Veniamin Grigorievich (Benjamin) Levich | |
Native Name: | Вениамин Григорьевич Левич |
Birth Date: | 30 March 1917 |
Birth Place: | Kharkiv, Ukraine |
Death Place: | Englewood, New Jersey, United States |
Fields: | physical chemistry |
Education: | Sc.D., Physics and Mathematics |
Alma Mater: | University of Kharkiv |
Known For: | Landau–Levich problem Levich equation |
Veniamin Grigorievich (Benjamin) Levich (Russian: Вениами́н Григо́рьевич Ле́вич; 30 March 1917 – 19 January 1987[1]) was a Soviet dissident,[2] who was an internationally prominent physical chemist, electrochemist and founder of the discipline of physico-chemical hydrodynamics. He was a student of the theoretical physicist, Lev Landau. His landmark textbook titled Physicochemical Hydrodynamics is widely considered his most important contribution to science.[3] The Levich equation describing a current at a rotating disk electrode is named after him. His research activities also included gas-phase collision reactions, electrochemistry, and the quantum mechanics of electron transfer.
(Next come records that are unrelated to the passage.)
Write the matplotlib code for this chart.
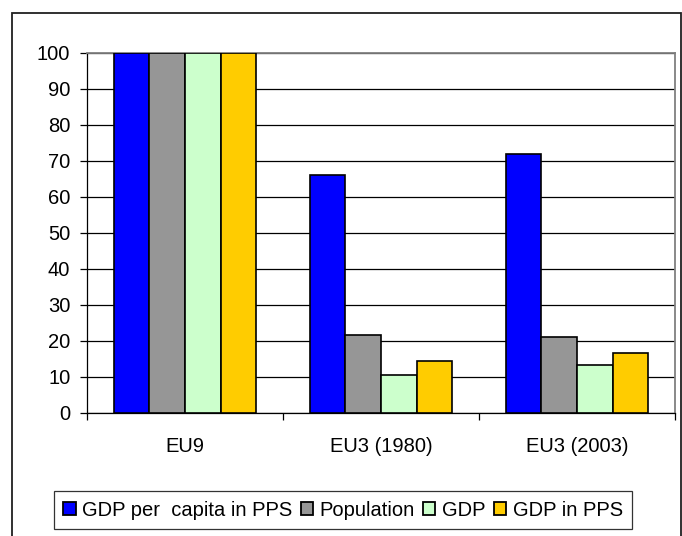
import numpy as np
import matplotlib.pyplot as plt
from matplotlib.patches import Rectangle

plt.rcParams["font.family"] = ["Liberation Sans", "DejaVu Sans"]

# -------------------------------------------------------------------------
# DATA
# -------------------------------------------------------------------------
categories = ["EU9", "EU3 (1980)", "EU3 (2003)"]
series_names = ["GDP per  capita in PPS", "Population", "GDP", "GDP in PPS"]
gdp_per_capita = [100, 66, 72]
population = [100, 21.8, 21.2]
gdp = [100, 10.6, 13.4]
gdp_pps = [100, 14.5, 16.8]
colors = ["#0000FF", "#969696", "#CCFFCC", "#FFCC00"]
yticks = np.arange(0, 101, 10)

W, H = 682, 536
FS = 14.5
fig = plt.figure(figsize=(W / 100, H / 100), dpi=100)

# chart area border
fig.patches.append(
    Rectangle((11.7 / W, -0.01), (681.2 - 11.7) / W, 1 - 12.7 / H + 0.01,
              transform=fig.transFigure, fill=False, edgecolor="#202020", lw=1.3)
)

ax = fig.add_axes([87 / W, 1 - 413 / H, (675 - 87) / W, (413 - 53) / H])

x = np.arange(len(categories))
bar_w = 0.1815
values = [gdp_per_capita, population, gdp, gdp_pps]
for i, (vals, name, c) in enumerate(zip(values, series_names, colors)):
    ax.bar(x + (i - 1.5) * bar_w, vals, bar_w, color=c, edgecolor="black",
           linewidth=1.2, label=name, zorder=3)

ax.set_xlim(-0.5, len(categories) - 0.5)
ax.set_ylim(0, 100)
ax.set_yticks(yticks)
ax.tick_params(axis="y", labelsize=FS, length=5, width=0.9, direction="out", pad=7)
ax.yaxis.grid(True, color="black", linewidth=0.9, zorder=0)

ax.set_xticks(x)
ax.set_xticklabels(categories)
ax.set_xticks(np.arange(-0.5, len(categories), 1), minor=True)
ax.tick_params(axis="x", which="major", length=0, labelsize=FS, pad=17)
ax.tick_params(axis="x", which="minor", length=5, width=0.9, direction="out")

for side in ("top", "right"):
    ax.spines[side].set_color("#808080")
    ax.spines[side].set_linewidth(1.3)
ax.spines["left"].set_linewidth(0.9)
ax.spines["bottom"].set_linewidth(0.9)

leg = fig.legend(loc="center left", bbox_to_anchor=(54 / W, 1 - 510 / H), ncol=4,
                 fontsize=FS, frameon=True, fancybox=False, edgecolor="black",
                 handlelength=0.62, handleheight=0.62, handletextpad=0.33,
                 columnspacing=0.4, borderpad=0.45, borderaxespad=0)
leg.get_frame().set_linewidth(0.9)
for h in leg.legend_handles:
    h.set_linewidth(1.3)

fig.savefig("out.png", dpi=100)
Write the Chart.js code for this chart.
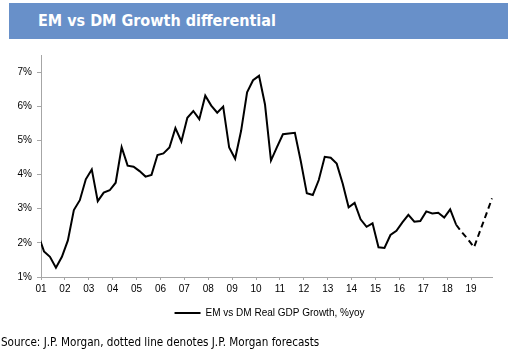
<!DOCTYPE html>
<html>
<head>
<meta charset="utf-8">
<script src="https://cdn.jsdelivr.net/npm/chart.js@4"></script>
<style>
  html, body { margin: 0; padding: 0; background: #fff; }
  #wrap { position: relative; width: 512px; height: 352px; overflow: hidden; }
  #banner { position: absolute; left: 9px; top: 3px; width: 499px; height: 36px; background: #6890c9; }
  #title { position: absolute; left: 29px; top: 0; line-height: 36px; color: #fff; font-family: 'DejaVu Sans Condensed', 'DejaVu Sans', sans-serif; font-weight: bold; font-size: 16px; white-space: nowrap; }
  #source { position: absolute; left: 1px; top: 335px; color: #000; font-family: 'DejaVu Sans Condensed', 'DejaVu Sans', sans-serif; font-size: 11.6px; white-space: nowrap; line-height: 15px; }
  canvas { position: absolute; left: 0; top: 0; }
</style>
</head>
<body>
<div id="wrap">
  <div id="banner"><div id="title">EM vs DM Growth differential</div></div>
  <canvas id="c" width="512" height="352"></canvas>
  <div id="source">Source: J.P. Morgan, dotted line denotes J.P. Morgan forecasts</div>
</div>
<script>
// Quarterly observations (2000Q4 .. 2018Q2) and J.P. Morgan forecasts (2018Q3 .. 2019Q4)
const actualQuarters = [
  '2000Q4',
  '2001Q1','2001Q2','2001Q3','2001Q4',
  '2002Q1','2002Q2','2002Q3','2002Q4',
  '2003Q1','2003Q2','2003Q3','2003Q4',
  '2004Q1','2004Q2','2004Q3','2004Q4',
  '2005Q1','2005Q2','2005Q3','2005Q4',
  '2006Q1','2006Q2','2006Q3','2006Q4',
  '2007Q1','2007Q2','2007Q3','2007Q4',
  '2008Q1','2008Q2','2008Q3','2008Q4',
  '2009Q1','2009Q2','2009Q3','2009Q4',
  '2010Q1','2010Q2','2010Q3','2010Q4',
  '2011Q1','2011Q2','2011Q3','2011Q4',
  '2012Q1','2012Q2','2012Q3','2012Q4',
  '2013Q1','2013Q2','2013Q3','2013Q4',
  '2014Q1','2014Q2','2014Q3','2014Q4',
  '2015Q1','2015Q2','2015Q3','2015Q4',
  '2016Q1','2016Q2','2016Q3','2016Q4',
  '2017Q1','2017Q2','2017Q3','2017Q4',
  '2018Q1','2018Q2'
];
const actualGrowth = [
  2.25,
  1.75, 1.59, 1.27, 1.59,
  2.07, 2.96, 3.25, 3.86,
  4.15, 3.22, 3.47, 3.54,
  3.76, 4.80, 4.26, 4.23,
  4.10, 3.94, 3.99, 4.57,
  4.62, 4.79, 5.36, 4.97,
  5.66, 5.86, 5.62, 6.31,
  6.02, 5.81, 5.99, 4.79,
  4.46, 5.28, 6.41, 6.76,
  6.89, 6.05, 4.41, 4.80,
  5.18, 5.20, 5.22, 4.38,
  3.45, 3.40, 3.84, 4.52,
  4.49, 4.32, 3.74, 3.04,
  3.17, 2.69, 2.47, 2.57,
  1.87, 1.85, 2.23, 2.35,
  2.60, 2.82, 2.62, 2.64,
  2.92, 2.86, 2.88, 2.74,
  2.98, 2.53
];
const forecastQuarters = ['2018Q3','2018Q4','2019Q1','2019Q2','2019Q3','2019Q4'];
const forecastGrowth = [2.30, 2.10, 1.87, 2.35, 2.82, 3.30];

const yearTicks = ['01','02','03','04','05','06','07','08','09','10','11','12','13','14','15','16','17','18','19'];
const yTickValues = [1, 2, 3, 4, 5, 6, 7];
const seriesName = 'EM vs DM Real GDP Growth, %yoy';

// quarter label -> position on a time (years) axis, at mid-quarter
function quarterPos(q) {
  const y = parseInt(q.slice(0, 4), 10);
  const n = parseInt(q.slice(5), 10);
  return y + (n - 0.5) / 4;
}
const allQuarters = actualQuarters.concat(forecastQuarters);
const allGrowth = actualGrowth.concat(forecastGrowth);
const points = allQuarters.map((q, i) => ({ x: quarterPos(q), y: allGrowth[i] }));
const lastActual = actualGrowth.length - 1;

const axisGrey = '#a6a6a6';
const tickFont = { family: "'Liberation Sans', Arial, sans-serif", size: 10 };

// shift the legend a little to the right, as in the original layout
const legendShift = {
  id: 'legendShift',
  afterLayout(chart) {
    if (chart.legend) { chart.legend.left += 47; }
  }
};

new Chart(document.getElementById('c'), {
  type: 'line',
  data: {
    datasets: [{
      label: seriesName,
      data: points,
      borderColor: '#000',
      backgroundColor: '#000',
      borderWidth: 2,
      pointRadius: 0,
      tension: 0,
      fill: false,
      clip: { left: 0, top: 5, right: 5, bottom: 5 },
      segment: {
        borderDash: ctx => ctx.p0DataIndex >= lastActual ? [6, 4] : undefined
      }
    }]
  },
  plugins: [legendShift],
  options: {
    responsive: false,
    animation: false,
    devicePixelRatio: 1,
    layout: { padding: { left: 0, right: 20, top: 55, bottom: 24 } },
    plugins: {
      tooltip: { enabled: false },
      title: { display: false },
      legend: {
        display: true,
        position: 'bottom',
        labels: {
          usePointStyle: true,
          pointStyle: 'line',
          pointStyleWidth: 26,
          padding: 10,
          color: '#000',
          font: tickFont
        }
      }
    },
    scales: {
      x: {
        type: 'linear',
        min: 2001,
        max: 2019.875,
        afterBuildTicks: s => { s.ticks = yearTicks.map((t, i) => ({ value: 2001 + i })); },
        afterFit: s => { s.height = 21; s.paddingLeft = 0; s.paddingRight = 0; },
        grid: { display: true, drawOnChartArea: false, drawTicks: true, tickLength: 3, color: axisGrey },
        border: { display: true, color: axisGrey, width: 1 },
        ticks: {
          autoSkip: false,
          maxRotation: 0,
          padding: 3,
          color: '#000',
          font: tickFont,
          callback: (v, i) => yearTicks[i]
        }
      },
      y: {
        type: 'linear',
        min: 1,
        max: 7.5,
        afterBuildTicks: s => { s.ticks = yTickValues.map(v => ({ value: v })); },
        afterFit: s => { s.width = 41; s.paddingTop = 0; s.paddingBottom = 0; },
        grid: { display: true, drawOnChartArea: false, drawTicks: true, tickLength: 4, color: axisGrey },
        border: { display: true, color: axisGrey, width: 1 },
        ticks: {
          padding: 5,
          color: '#000',
          font: tickFont,
          callback: v => v + '%'
        }
      }
    }
  }
});
</script>
</body>
</html>
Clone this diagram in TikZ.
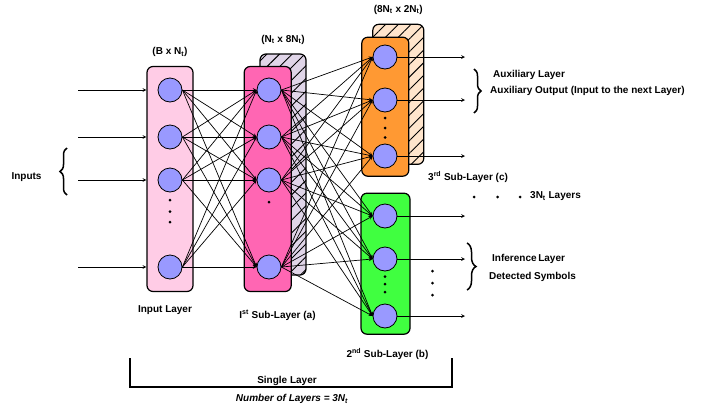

Levich received many honors during his life, including the Olin Palladium Award of The Electrochemical Society in 1973. He was elected a foreign member of the Norwegian Academy of Sciences in 1977 and a foreign associate of the U.S. National Academy of Engineering in 1982.[4] He was also a member of numerous scientific organizations, although on leaving the USSR in 1978 he had to relinquish his Soviet citizenship and, therefore, was expelled from the USSR Academy of Sciences. An interdisciplinary institute at the City College of New York is named in his honor.[5] His son Eugene V. (Yevgeny) Levich also became a physicist, leaving the Soviet Union in 1975 and raising support for other family members.[6]